From Middle English kernel, kirnel, kürnel, from Old English cyrnel, from Proto-Germanic *kurnilaz, diminutive of *kurną (“seed, grain, corn”), equivalent to corn + -le. Cognate with Middle Dutch kernel, cornel, Middle High German kornel. Related also to Old Norse kjarni (“kernel”).
kernel (plural kernels)
- The core, center, or essence of an object or system.
- the kernel of an argument
- The central (usually edible) part of a nut, especially once the hard shell has been removed.
- A single seed or grain, especially of corn or wheat.
- (US) The stone of certain fruits, such as peaches or plums.
- A small mass around which other matter is concreted; a nucleus; a concretion or hard lump in the flesh.
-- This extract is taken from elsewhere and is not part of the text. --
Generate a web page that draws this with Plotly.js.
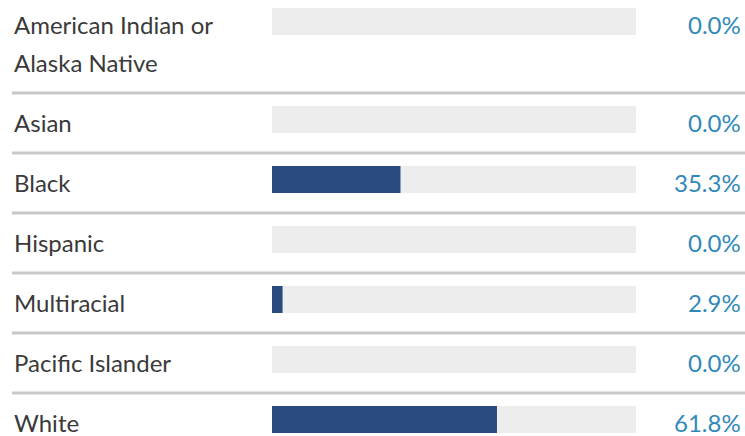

- (computing) The central part of many computer operating systems which manages the system's resources and the communication between hardware and software components.
- (calculus) A function used to define an integral transform.
- The Dirichlet kernel convolved with a function yields its Fourier series approximation.
- (mathematics) A set of pairs of a mapping's domain which are mapped to the same value.
- (mathematics, algebra) Those elements, in the domain of a function, which the function maps to zero.
- If a function is continuous then its kernel is a closed set.
- (mathematics, fuzzy set theory) The set of members of a fuzzy set that are fully included (i.e., whose grade of membership is 1).